Here’s a template you can play with in the template editor:

{% set light_entities = [
    'light.desk_lamp',
    'light.lounge',
    'light.tv_light_strip',
    'light.mood_light',
    'light.bedside'
    ] %}
{{ light_entities | select('is_state','on') | list | count / light_entities | count >= 0.5  }}

This is the best solution that I’ve come up with; I’m happy for now selecting all lights within the Light domain, however it would be ideal if the min_max sensor would simply iterate over a list of entities or specified domain based on an attribute.

sensor:
  - platform: template
    sensors:
        lights:
            friendly_name: "State of Most Lights"
            value_template: > 
                {{ not ((states.light | selectattr('state', 'eq', 'off') | list | count) / (states.light | list | count)) | round(0) | bool }} #Assume off if specified off, otherwise if undefined or on, assume on

# Replace value_template above to assume on if specified on, otherwise if undefined or off, assume off
# {{ ((states.light | selectattr('state', 'eq', 'on') | list | count) / (states.light | list | count)) | round(0) | bool }} 

Just be aware that any non-zero number converted to boolean will be true so your template just tells you if any light is on (since you negate it with not).

You could just replace the definition of light_entities in my code with

{% set light_entities = states.light | map(attribute='entity_id') | list %}

That way you don’t have to iterate through the light domain twice.

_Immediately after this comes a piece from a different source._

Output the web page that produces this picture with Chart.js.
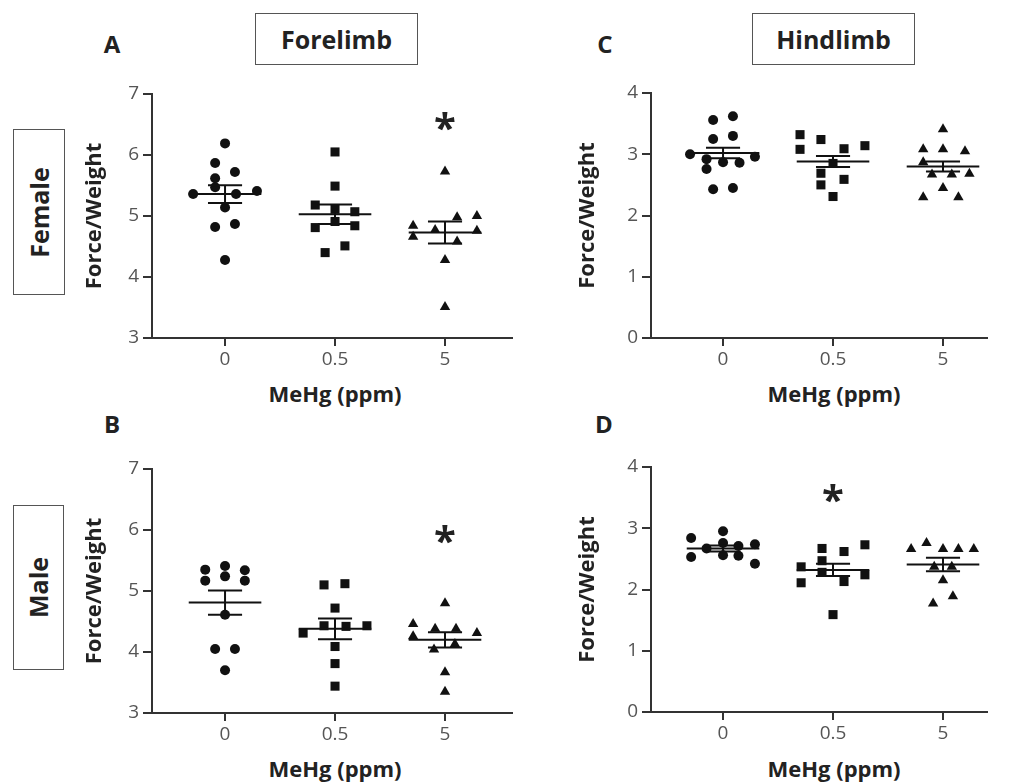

Have modified it - I’m in two minds here as to which is best; if it returns an undefined, I think I’d prefer it to assume it’s on rather than off (hence my original negated output). If the light state is explicitly off, then it counts as off; whereas if it’s on or unknown, it assumes it’s on.

As modified above, the code assume’s that if explicitly on, it counts as on, whereas ‘off’ or ‘unknown’ assumes it’s off.